Saturday, 30 July 2016

Will WTO membership help improve the economy of Afghanistan?

Precarious security situation and corruption are two of
the main impediments to economic growth in Afghanistan
Afghanistan, one of the poorest countries in the world, has joined the WTO. The country hopes greater access to global markets will lay the foundation for economic growth, but instability still poses major problems.
On Friday 29 of July 2016, Afghanistan became the 164th country to join the World Trade Organization (WTO). after its upper house of parliament passed a final handful of laws that were required as preconditions for membership. Afghanistan, one of the poorest countries in the world, first applied for WTO membership in 2004. It is rich in mineral resources such as copper, chromium and iron, and precious stones like lapis lazuli, but pervasive extremist violence in the country discourages investment. Afghan officials say the WTO membership will help their country "strengthen its rule of law, establish transparency and lay the foundations for healthy economic growth." "The World Trade Organization gives us the opportunity to bring reforms in the trade sector.

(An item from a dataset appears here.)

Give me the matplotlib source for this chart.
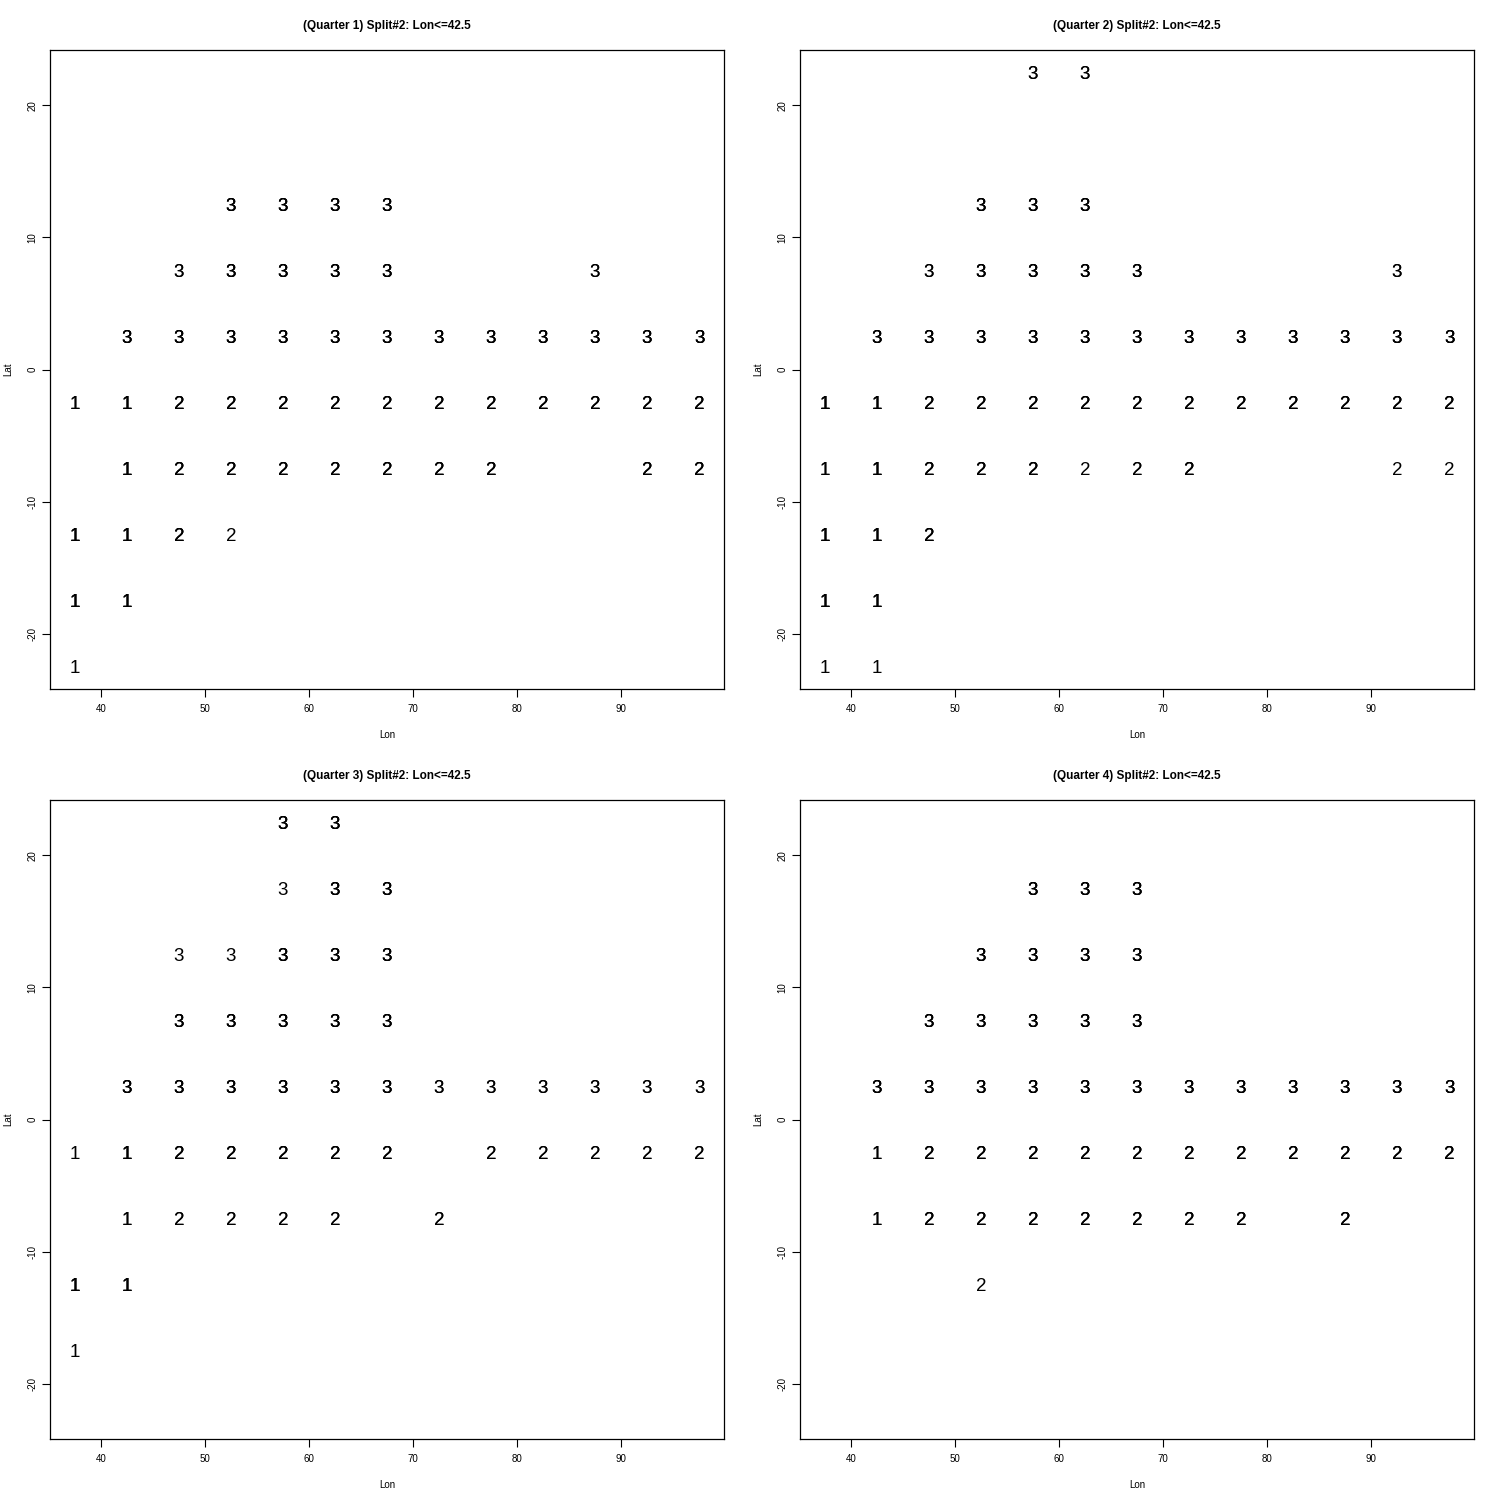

It is also very important for business and transit," Siamuden Pasarly, director for public relations at the Afghanistan Chamber of Commerce and Industries, told DW. "We have many trade-related problems with our neighboring countries. Pakistan and Uzbekistan are both WTO members. Now, for example, we can put pressure on Pakistan to stop illegal activities regarding trade and transit through Afghanistan," Pasarly added.

Slugglish growth
But while the WTO membership is expected to confer benefits such as granting access to new markets and global supply chains, it is unclear how much Afghanistan would be able to benefit from the new opportunities. Rajiv Biswas, Asia-Pacific Chief Economist at global analytics firm IHS, says Afghanistan's export structure is dominated by agricultural products and some types of light manufacturing such as textiles and carpets, which may gain some benefits from lower tariffs and other non-tariff barriers as part of the WTO system. "Afghanistan has already been liberalizing its own tariff barriers as part of its WTO accession process, which has increased import competition in some segments of industry but allows consumers to benefit from lower prices," the economist told DW. After achieving remarkable growth over the past decade, the Afghan economy has floundered in the past three years as international investors and aid organizations have drastically scaled back operations following the withdrawal of most international troops. For instance, GDP growth shrunk to about two percent in 2014 after expanding at a nine percent rate just two years prior. Reflecting reduced investor confidence in the economy, foreign direct investment dropped by 30 percent in the first half of 2015, according to the Afghanistan Investment Support Agency. The economic shrinkage has been accompanied by spikes in unemployment and capital flight. It also dented the government's already weak tax revenues, leading to a fiscal crisis.
Deteriorating security situation
The economic hardship is in large part due to the continued political deadlock and worsening security situation in the conflict-ridden country. Experts believe that it is essential for Kabul to focus on improving the security situation in order to allow the country to benefit from the increased trading opportunities provided by joining the WTO. "Even if WTO membership opens up new markets and supply chains for Afghanistan, few will want to engage it on economic levels if the country is too unstable to sustain such transactions. The biggest issue therefore is security," said Michael Kugelman, South Asia expert at the Washington-based Woodrow Wilson Center. And then the government also has to tackle issues such as pervasive corruption, bureaucratic red tape and widespread inefficiencies that dissuade foreign investors, the analyst told DW.
'A value in itself'
But Alexey Yusupov, director of the Afghanistan office of the German foundation Friedrich-Ebert-Stiftung (FES), believes inclusion in regional and global economic and trade bodies such as the WTO is a value in itself for an isolated country like Afghanistan. However, Yusupov shares Kugelman's skepticism about the concrete benefits Afghanistan might draw from its WTO membership, as long as it remains one of the least-secure nations in the world. "I cannot see how the accession to the WTO will help Afghanistan attract more investments. The inhibiting factors are mostly security-centered, so the alleviation of tariffs and non-tariff barriers will not be a game-changer," the analyst said, adding that substantive investment projects like the Aynak and Hajigak mining concessions are not materializing anytime soon because of security impediments. Nevertheless, others say the biggest impact of a WTO membership will be on incentive structures. "Afghanistan will be expected to do certain things and fulfill certain conditions to ensure that it serves as a member in good stead," said Kugelman. "What this means is that in order to maintain its good standing in the WTO, Afghanistan's government would have a strong incentive to engage in liberalization reforms and crack down more robustly on corruption," the analyst explained. "In some ways, one could argue that Afghanistan's WTO accession is a case of putting the cart before the horse: trying to have Afghanistan join a prestigious economic club while its economy is still struggling to enjoy any semblance of sustained growth."